In the midst of the fighting, in 1917, Degas died, and Mary Cassatt braved a bombardment to attend his funeral in Paris. Only a handful of people gathered for the services in a tiny Montmartre church, and Mary Cassatt railed against the French press and the president of the republic for not taking proper notice of the man she called the greatest painter of the nineteenth century.
Peace found her much older, and, because of the deaths of Degas and James Stillman, very much alone. And, ironically, this woman who had been so much a part of the movement that had revolutionized nineteenth-century art had no sympathy for the new school, the cubists, who were now dominating French painting.

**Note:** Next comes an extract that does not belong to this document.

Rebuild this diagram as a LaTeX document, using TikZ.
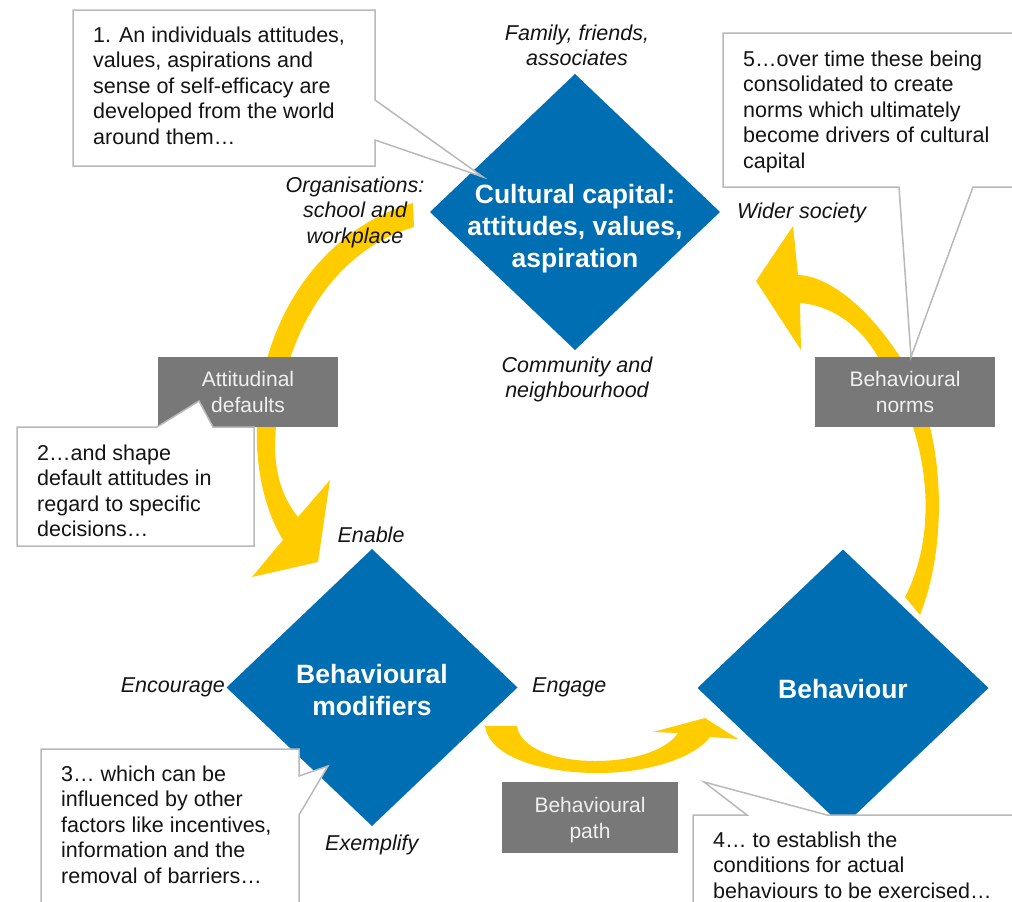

The great patron and publicist of that art, Gertrude Stein, had wanted very much to meet Mary Cassatt; she felt that what she was doing for Matisse and Picasso was similar to what Mary Cassatt had done for Manet and Degas three decades earlier. And they had another thing in common—they had both been born in Allegheny City, Pennsylvania. A mutual friend arranged for Mary Cassatt to attend one of Miss Stein’s famous evenings in her apartment in the Rue de Fleury. There those two extraordinary Americans met. Afterward Mary Cassatt was introduced to the others present and then moved about the drawing room, peering at the famous Stein collection. “I have never in my life seen so many dreadful paintings in one place. I have never seen so many dreadful people gathered together,” she suddenly announced, “and I want to be taken home at once.”

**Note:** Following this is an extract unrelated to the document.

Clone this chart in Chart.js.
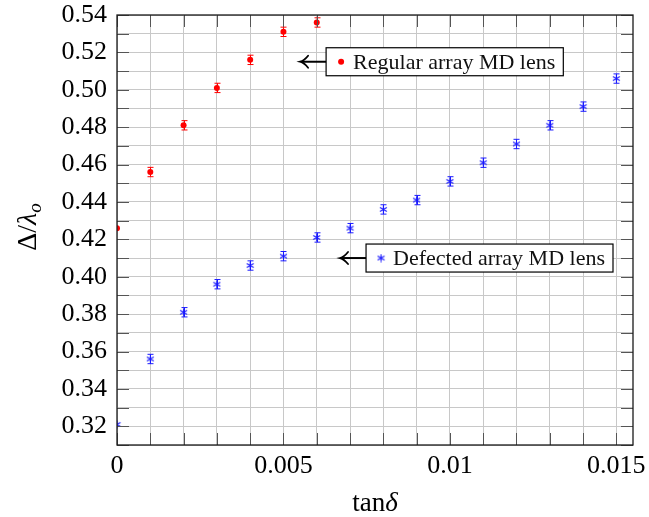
<!DOCTYPE html>
<html>
<head>
<meta charset="utf-8">
<script src="https://cdn.jsdelivr.net/npm/chart.js@4.4.0/dist/chart.umd.min.js"></script>
<style>
  body { margin: 0; background: #fff; }
  canvas { display: block; }
</style>
</head>
<body>
<canvas id="lensChart" width="649" height="517"></canvas>
<script>
// Data
const regularX = [0, 0.001, 0.002, 0.003, 0.004, 0.005, 0.006];
const regularY = [0.426, 0.456, 0.481, 0.501, 0.516, 0.531, 0.536];
const regularErr = [0, 0.0025, 0.0025, 0.0025, 0.0025, 0.0025, 0.0025];

const defectedX = [0, 0.001, 0.002, 0.003, 0.004, 0.005, 0.006, 0.007,
                   0.008, 0.009, 0.010, 0.011, 0.012, 0.013, 0.014, 0.015];
const defectedY = [0.321, 0.356, 0.381, 0.396, 0.406, 0.411, 0.421, 0.426,
                   0.436, 0.441, 0.451, 0.461, 0.471, 0.481, 0.491, 0.506];
const defectedErr = [0, 0.0025, 0.0025, 0.0025, 0.0025, 0.0025, 0.0025, 0.0025,
                     0.0025, 0.0025, 0.0025, 0.0025, 0.0025, 0.0025, 0.0025, 0.0025];

const xTickLabels = [0, 0.005, 0.01, 0.015];
const yTickLabels = [0.32, 0.34, 0.36, 0.38, 0.40, 0.42, 0.44, 0.46, 0.48, 0.50, 0.52, 0.54];

const seriesNames = ['Regular array MD lens', 'Defected array MD lens'];

const SERIF = '"Liberation Serif", "DejaVu Serif", serif';
const RED = '#ff0000';
const BLUE = '#1a1aff';

// asterisk marker like pgfplots "*"
function makeAsterisk(color) {
    const c = document.createElement('canvas');
    c.width = 9; c.height = 9;
    const g = c.getContext('2d');
    g.strokeStyle = color;
    g.lineWidth = 1.1;
    for (let i = 0; i < 3; i++) {
        const a = Math.PI / 2 + i * Math.PI / 3;
        g.beginPath();
        g.moveTo(4.5 + 4 * Math.cos(a), 4.5 + 4 * Math.sin(a));
        g.lineTo(4.5 - 4 * Math.cos(a), 4.5 - 4 * Math.sin(a));
        g.stroke();
    }
    return c;
}
const asterisk = makeAsterisk(BLUE);

function toPoints(xs, ys) {
    return xs.map((x, i) => ({ x: x, y: ys[i] }));
}

// error bars drawn through the scales
const errorBarPlugin = {
    id: 'errorBars',
    beforeDatasetsDraw(chart) {
        const ctx = chart.ctx;
        const xs = chart.scales.x, ys = chart.scales.y;
        chart.data.datasets.forEach(ds => {
            if (!ds.errors) return;
            ctx.save();
            ctx.strokeStyle = ds.borderColor;
            ctx.lineWidth = 1;
            ds.data.forEach((p, i) => {
                const e = ds.errors[i];
                if (!e) return;
                const px = Math.round(xs.getPixelForValue(p.x)) + 0.5;
                const top = ys.getPixelForValue(p.y + e);
                const bot = ys.getPixelForValue(p.y - e);
                ctx.beginPath();
                ctx.moveTo(px, top); ctx.lineTo(px, bot);
                ctx.moveTo(px - 3, top); ctx.lineTo(px + 3, top);
                ctx.moveTo(px - 3, bot); ctx.lineTo(px + 3, bot);
                ctx.stroke();
            });
            ctx.restore();
        });
    }
};

// frame, inner tick marks, axis titles and the two pin labels
const decorPlugin = {
    id: 'decor',
    afterDraw(chart) {
        const ctx = chart.ctx;
        const a = chart.chartArea;
        const xs = chart.scales.x, ys = chart.scales.y;
        ctx.save();

        // inner ticks
        ctx.strokeStyle = '#555';
        ctx.lineWidth = 1;
        ctx.beginPath();
        xs.ticks.forEach(t => {
            const px = Math.round(xs.getPixelForValue(t.value)) + 0.5;
            ctx.moveTo(px, a.bottom); ctx.lineTo(px, a.bottom - 12);
            ctx.moveTo(px, a.top); ctx.lineTo(px, a.top + 12);
        });
        ys.ticks.forEach(t => {
            const py = Math.round(ys.getPixelForValue(t.value)) + 0.5;
            ctx.moveTo(a.left, py); ctx.lineTo(a.left + 12, py);
            ctx.moveTo(a.right, py); ctx.lineTo(a.right - 12, py);
        });
        ctx.stroke();

        // frame
        ctx.strokeStyle = '#1a1a1a';
        ctx.lineWidth = 1.3;
        ctx.strokeRect(a.left, a.top, a.right - a.left, a.bottom - a.top);

        // x title: tan + italic delta
        ctx.fillStyle = '#000';
        ctx.textBaseline = 'alphabetic';
        ctx.font = '27px ' + SERIF;
        const w1 = ctx.measureText('tan').width;
        ctx.font = 'italic 27px ' + SERIF;
        const w2 = ctx.measureText('δ').width;
        const cx = (a.left + a.right) / 2;
        let x0 = cx - (w1 + w2) / 2;
        ctx.font = '27px ' + SERIF;
        ctx.textAlign = 'left';
        ctx.fillText('tan', x0, 511);
        ctx.font = 'italic 27px ' + SERIF;
        ctx.fillText('δ', x0 + w1, 511);

        // y title: Delta / lambda_o
        ctx.save();
        ctx.translate(36, 227);
        ctx.rotate(-Math.PI / 2);
        const parts = [
            { t: 'Δ/', f: '28px ' + SERIF, dy: 0 },
            { t: 'λ', f: 'italic 28px ' + SERIF, dy: 0 },
            { t: 'o', f: 'italic 19px ' + SERIF, dy: 5 }
        ];
        let total = 0;
        parts.forEach(p => { ctx.font = p.f; p.w = ctx.measureText(p.t).width; total += p.w; });
        let px = -total / 2;
        parts.forEach(p => { ctx.font = p.f; ctx.fillText(p.t, px, p.dy); px += p.w; });
        ctx.restore();

        // pin labels with arrows
        const pins = [
            { name: seriesNames[0], at: { x: 0.0055, y: 0.515 }, marker: 'dot' },
            { name: seriesNames[1], at: { x: 0.0067, y: 0.41 }, marker: 'star' }
        ];
        pins.forEach(pin => {
            const tx = xs.getPixelForValue(pin.at.x);
            const ty = ys.getPixelForValue(pin.at.y);
            const bx = tx + 26;
            ctx.font = '22px ' + SERIF;
            const tw = ctx.measureText(pin.name).width;
            const bw = 15 + 12 + tw + 8;
            const bh = 28;
            ctx.fillStyle = '#fff';
            ctx.fillRect(bx, ty - bh / 2, bw, bh);
            ctx.strokeStyle = '#000';
            ctx.lineWidth = 1.2;
            ctx.strokeRect(bx, ty - bh / 2, bw, bh);
            // marker
            if (pin.marker === 'dot') {
                ctx.fillStyle = RED;
                ctx.beginPath();
                ctx.arc(bx + 15, ty, 3, 0, Math.PI * 2);
                ctx.fill();
            } else {
                ctx.drawImage(asterisk, bx + 15 - 4.5, ty - 4.5);
            }
            ctx.fillStyle = '#111';
            ctx.textBaseline = 'middle';
            ctx.fillText(pin.name, bx + 27, ty + 1);
            // arrow
            ctx.strokeStyle = '#000';
            ctx.lineWidth = 2;
            ctx.beginPath();
            ctx.moveTo(bx, ty); ctx.lineTo(tx + 2, ty);
            ctx.stroke();
            ctx.lineWidth = 1.8;
            ctx.lineCap = 'round';
            ctx.beginPath();
            ctx.moveTo(tx + 8, ty - 6);
            ctx.quadraticCurveTo(tx + 4, ty - 1, tx, ty);
            ctx.quadraticCurveTo(tx + 4, ty + 1, tx + 8, ty + 6);
            ctx.stroke();
            ctx.lineCap = 'butt';
        });
        ctx.restore();
    }
};

function near(v, list, eps) {
    return list.find(t => Math.abs(t - v) < eps);
}

new Chart(document.getElementById('lensChart'), {
    type: 'scatter',
    data: {
        datasets: [{
            label: seriesNames[0],
            data: toPoints(regularX, regularY),
            errors: regularErr,
            borderColor: RED,
            backgroundColor: RED,
            pointStyle: 'circle',
            pointRadius: 3,
            pointBorderWidth: 0
        }, {
            label: seriesNames[1],
            data: toPoints(defectedX, defectedY),
            errors: defectedErr,
            borderColor: BLUE,
            backgroundColor: BLUE,
            pointStyle: asterisk,
            pointRadius: 4
        }]
    },
    options: {
        responsive: false,
        animation: false,
        devicePixelRatio: 1,
        layout: { padding: { top: 15, right: 16, left: 0, bottom: 0 } },
        plugins: {
            legend: { display: false },
            tooltip: { enabled: false }
        },
        scales: {
            x: {
                type: 'linear',
                min: 0,
                max: 0.0155,
                grid: { color: '#c8c8c8', lineWidth: 1, drawTicks: false },
                border: { display: false },
                ticks: {
                    stepSize: 0.001,
                    includeBounds: false,
                    autoSkip: false,
                    maxRotation: 0,
                    padding: 6,
                    color: '#000',
                    font: { family: SERIF, size: 26 },
                    callback: v => {
                        const t = near(v, xTickLabels, 1e-7);
                        return t === undefined ? '' : String(t);
                    }
                },
                afterFit: s => {
                    s.height = 72;
                    s.paddingLeft = 0; s.paddingRight = 0;
                }
            },
            y: {
                min: 0.31,
                max: 0.54,
                grid: { color: '#c8c8c8', lineWidth: 1, drawTicks: false },
                border: { display: false },
                ticks: {
                    stepSize: 0.01,
                    autoSkip: false,
                    padding: 10,
                    color: '#000',
                    font: { family: SERIF, size: 26 },
                    callback: v => {
                        const t = near(v, yTickLabels, 1e-6);
                        return t === undefined ? '' : t.toFixed(2);
                    }
                },
                afterFit: s => {
                    s.width = 117;
                    s.paddingTop = 0; s.paddingBottom = 0;
                }
            }
        }
    },
    plugins: [errorBarPlugin, decorPlugin]
});
</script>
</body>
</html>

As the twenties progressed Mary Cassatt’s vision failed to the point where she could no longer distinguish objects. Yet she had little use for selfpity. An old friend, Forbes Watson, who visited her in the apartment she kept in Paris, found her looking “like a woman who had worked.” After a lively conversation that covered such subjects as Woodrow Wilson, whom she described in unprintable terms, and socialism, which she favored, a maid brought in tea and toast and a large pot of strawberry jam, a prized product of her Beaufresne beds. “If there is any jam on the table,” Mary Cassatt said, “help yourself.” It was only then that her guest realized that she was totally blind.

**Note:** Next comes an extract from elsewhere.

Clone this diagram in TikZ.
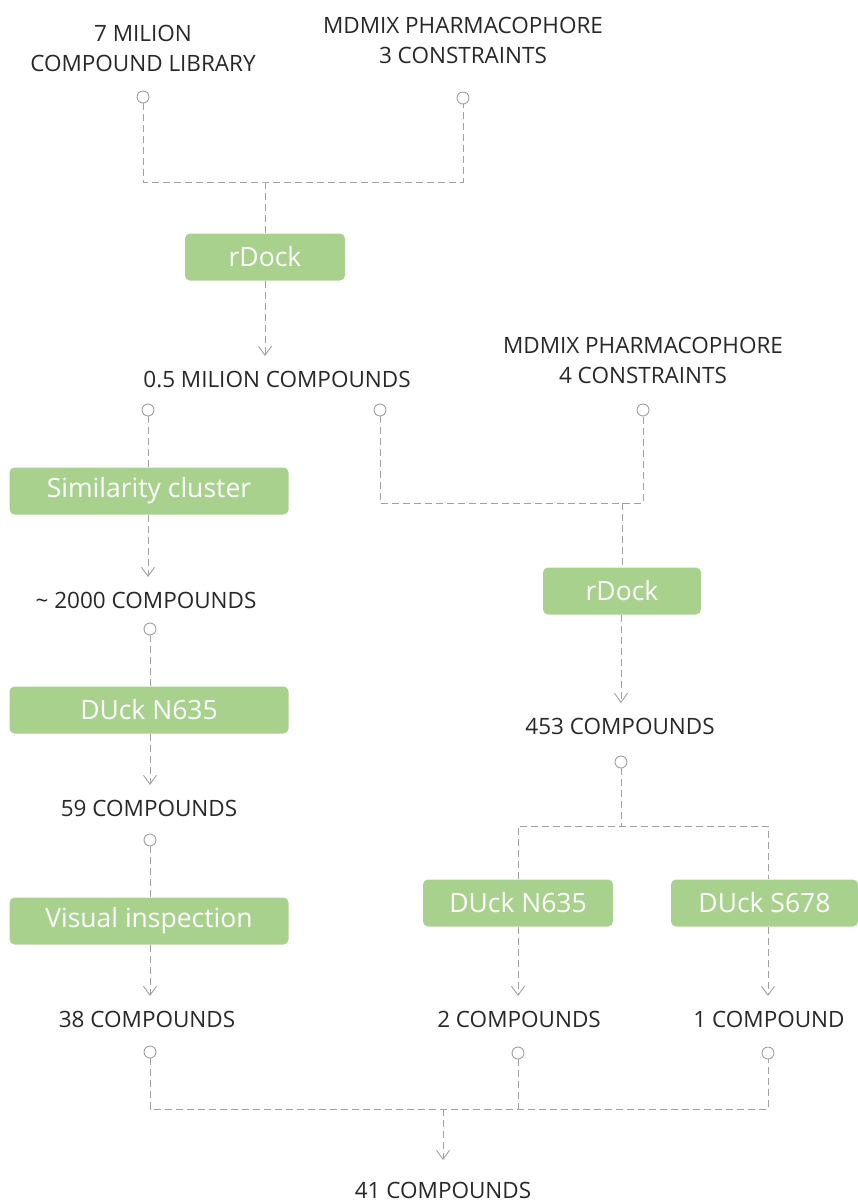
\documentclass[tikz,border=0pt]{standalone}
\usepackage{fontspec}
\setmainfont{Open Sans}
\usetikzlibrary{arrows.meta,positioning,calc}
\definecolor{leaf}{RGB}{169,209,142}
\definecolor{wire}{RGB}{160,160,160}
\definecolor{ink}{RGB}{40,40,40}

\begin{document}
\begin{tikzpicture}[x=1pt, y=-1pt,
  every node/.style={font=\fontsize{22.5}{30}\selectfont},
  tool/.style={fill=leaf, rounded corners=5pt, text=white, minimum height=47pt, inner sep=0pt, font=\fontsize{26.5}{30}\selectfont},
  count/.style={text=ink, text height=16pt, text depth=0pt, inner sep=0pt, outer sep=15pt},
  source/.style={text=ink, align=center, inner sep=0pt},
  dot/.style={circle, draw=wire, fill=white, line width=0.9pt, minimum size=12pt, inner sep=0pt},
  link/.style={draw=wire, line width=0.9pt, dash pattern=on 7pt off 4pt},
  flow/.style={link, -{Straight Barb[length=9pt, width=13pt]}}
]
\useasboundingbox (0,0) rectangle (858,1202);

% left branch
\node[source] (lib) at (143,48) {7 MILION\\COMPOUND LIBRARY};
\node[source] (ph3) at (463,40) {MDMIX PHARMACOPHORE\\3 CONSTRAINTS};
\node[dot] (lib-o) at (143,97) {};
\node[dot] (ph3-o) at (463,98) {};
\coordinate (j1) at (265,182);
\node[tool, minimum width=160pt] (dock1) at (265,257) {rDock};
\node[count] (half) at (277,379) {0.5 MILION COMPOUNDS};
\node[dot] (half-a) at (148,410) {};
\node[dot] (half-b) at (380,410) {};

\node[tool, minimum width=279pt] (sim) at (149,491) {Similarity cluster};
\node[count] (k2000) at (146,600) {\textasciitilde\ 2000 COMPOUNDS};
\node[dot] (k2000-o) at (150,629) {};
\node[tool, minimum width=279pt] (duck1) at (149,710) {DUck N635};
\node[count] (k59) at (149,808) {59 COMPOUNDS};
\node[dot] (k59-o) at (150,840) {};
\node[tool, minimum width=279pt] (vis) at (149,921) {Visual inspection};
\node[count] (k38) at (147,1019) {38 COMPOUNDS};
\node[dot] (k38-o) at (150,1052) {};

% right branch
\node[source] (ph4) at (643,360) {MDMIX PHARMACOPHORE\\4 CONSTRAINTS};
\node[dot] (ph4-o) at (643,410) {};
\coordinate (j2) at (622,503);
\node[tool, minimum width=158pt] (dock2) at (622,591) {rDock};
\node[count] (k453) at (620,726) {453 COMPOUNDS};
\node[dot] (k453-o) at (621,762) {};
\coordinate (j3) at (621,826);
\node[tool, minimum width=190pt] (duckN) at (518,903) {DUck N635};
\node[tool, minimum width=187pt] (duckS) at (764.5,903) {DUck S678};
\node[count] (k2) at (519,1019) {2 COMPOUNDS};
\node[count] (k1) at (769,1019) {1 COMPOUND};
\node[dot] (k2-o) at (518,1053) {};
\node[dot] (k1-o) at (768,1053) {};

% merge
\coordinate (j4) at (443,1109);
\node[count, outer sep=22pt] (k41) at (443,1190) {41 COMPOUNDS};

\draw[link] (lib-o) |- (j1) -| (ph3-o);
\draw[link] (j1) -- (dock1);
\draw[flow] (dock1) -- (dock1 |- half.north);

\draw[link] (half-a) -- (half-a |- sim.north);
\draw[flow] (sim.south -| half-a) -- (half-a |- k2000.north);
\draw[link] (k2000-o) -- (k2000-o |- duck1.north);
\draw[flow] (duck1.south -| k2000-o) -- (k2000-o |- k59.north);
\draw[link] (k59-o) -- (k59-o |- vis.north);
\draw[flow] (vis.south -| k59-o) -- (k59-o |- k38.north);

\draw[link] (half-b) |- (j2) -| (ph4-o);
\draw[link] (j2) -- (dock2);
\draw[flow] (dock2.south -| k453-o) -- (k453-o |- k453.north);
\draw[link] (k453-o) -- (j3);
\draw[link] (duckN.north -| k2-o) |- (j3) -| (duckS.north -| k1-o);
\draw[flow] (duckN.south -| k2-o) -- (k2-o |- k2.north);
\draw[flow] (duckS.south -| k1-o) -- (k1-o |- k1.north);

\draw[link] (k38-o) |- (j4) -| (k1-o);
\draw[link] (k2-o) -- (k2-o |- j4);
\draw[flow] (j4) -- (k41);
\end{tikzpicture}
\end{document}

The last year of her life was cheered by her inclusion in a great exhibition, “Fifty Years of French Painting,” held at the Louvre. Only Whistler among American artists had achieved such international recognition. George Biddle visited Beaufresne in the winter of 1926, a few months before Mary Cassatt’s death, and found her bedridden but alert. She could not join him in the dining room, but she sent a note. She hoped that the Chateau Margot was good; it was the last bottle of a case her brother Gardner had given her. That spring, shortly after her eighty-second birthday, Mary Cassatt died. Her old friend Vollard went out to Beaufresne and before the funeral wandered through the house. Its walls were hung with bright echoes of her life—Japanese prints, her own paintings, and many Degas. Outside he could hear the village band playing alternately “The Star-Spangled Banner” and the “Marseillaise.” What a full, what a productive life, Vollard thought. There was no cause here for sadness:
In the cemetery, after the last prayers, the pastor, according to protestant custom, distributed to those present the roses and carnations strewn upon the coffin, that they might scatter them over the grave. Looking at this carpet of brilliant flowers, I fancied Mary Cassatt running to fetch a canvas and brushes.